Amazon.com has attracted a lot of attention advertising itself
as the world's largest bookstore. With revenues of about $16 million
per year, that claim has has been irritating to booksellers like
Barnes and Noble, a chain of bookstores with annual revenues of
about $2.5 billion and Borders with revenues of about $2 billion.
The claim is based on the 2.5 million titles listed and available
through Amazon's Web site. By contrast, the largest bookstores
in the physical world stock about 160,000 books.
It turns out that Amazon doesn't stock many of the 2.5 million
titles they offer. They stock only about 1000 of the most popular
titles. Orders for less popular titles are passed on to the world's
largest wholesaler, Ingram Book Company, which picks the order
and ships direct to the customer. Ingram fulfils over half of
Amazon's orders. For books not among the 400,000 titles stocked
by the Ingram, orders are passed on to either publisher or to
used bookstores.
Today the amount of business conducted on the Net is negligible
compared with comparable markets in the real world. But many expect
online sales to grow considerably.
Amazon is just one bookseller on the Net. Others include Bookstacks
and Bookserve as well as Barnes and Noble and Borders claims to
be opening up shop in cyberspace soon. Whether large or small,
how many general bookstores are there likely to be on the Net?
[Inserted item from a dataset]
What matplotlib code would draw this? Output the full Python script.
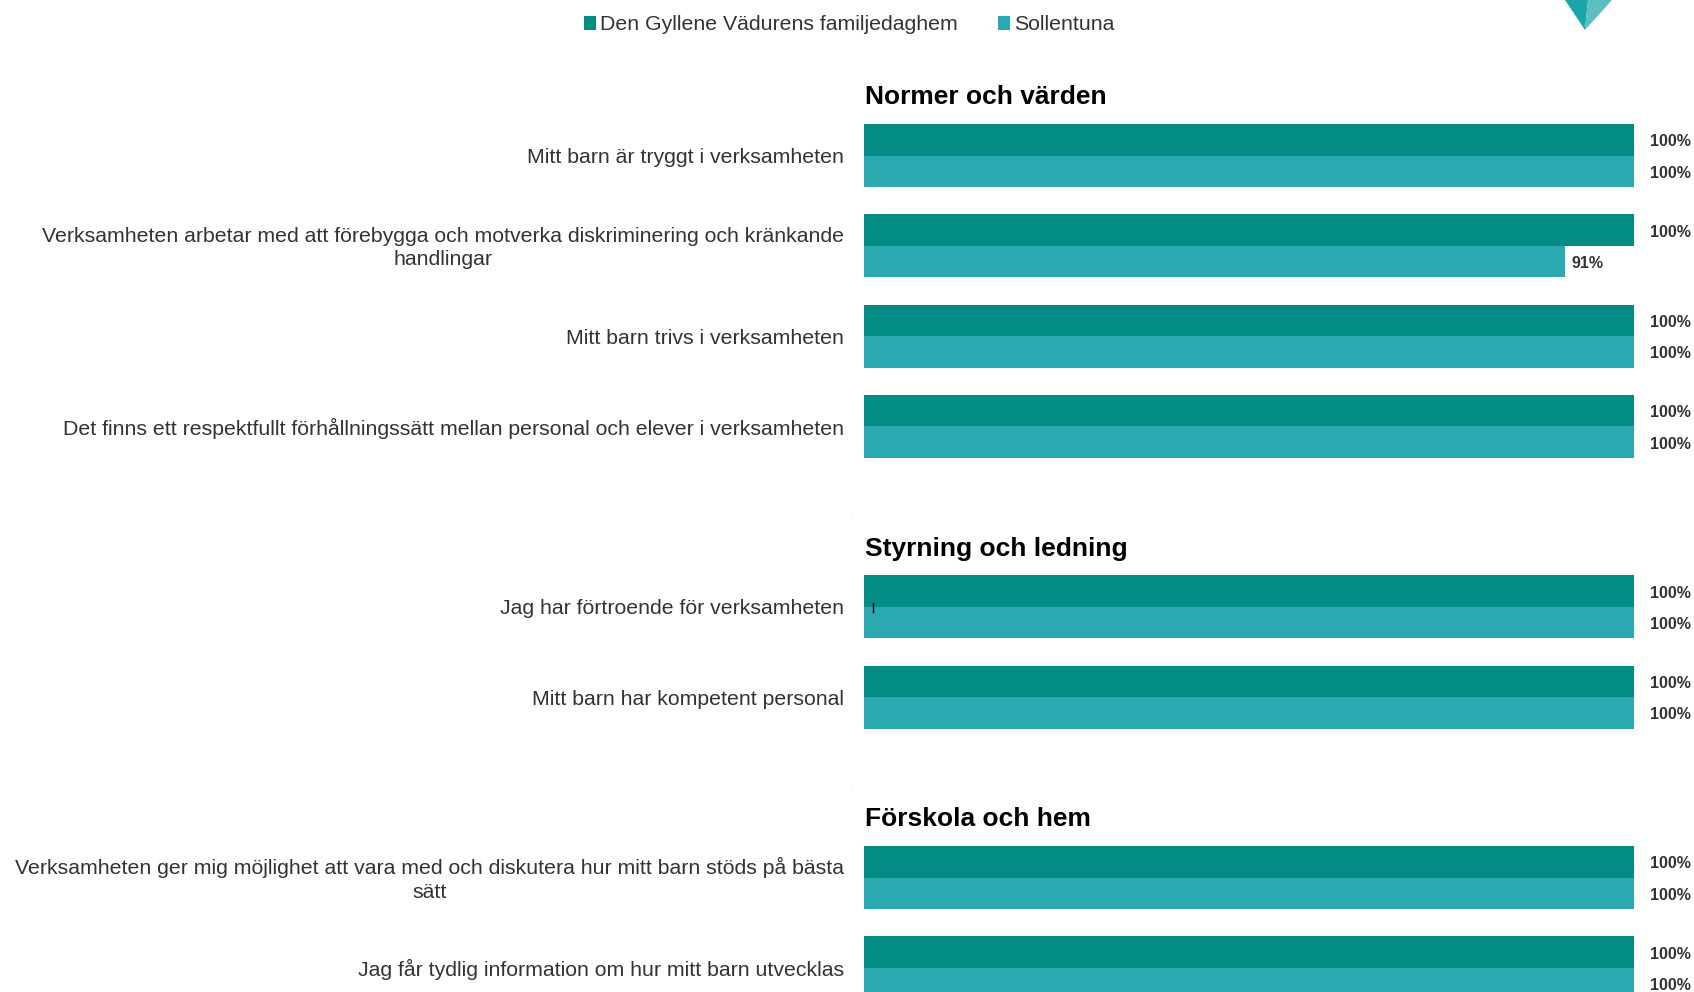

Not many. Probably one dominant bookstore and perhaps a couple
smaller competitors. There may be lots of niche retailers as well...those
that specialize in some small market such as science fiction or
books on gardening in Texas, but for general bookstores, there
will eventually be only a few on the Net. The fundamental reason:
distance doesn't mean anything in cyberspace...all online stores
have essentially the same location.
The exciting opportunity today is that, although it's clear
that this is coming, there are no markets where the leader has
yet become dominant. But for those who want to dominate what may
be a very large retail market, the time to act is now.
Books, CDs, software, computers, name brand components and so
on...each will be one market worldwide and so probably dominated
by one retailer in each product area.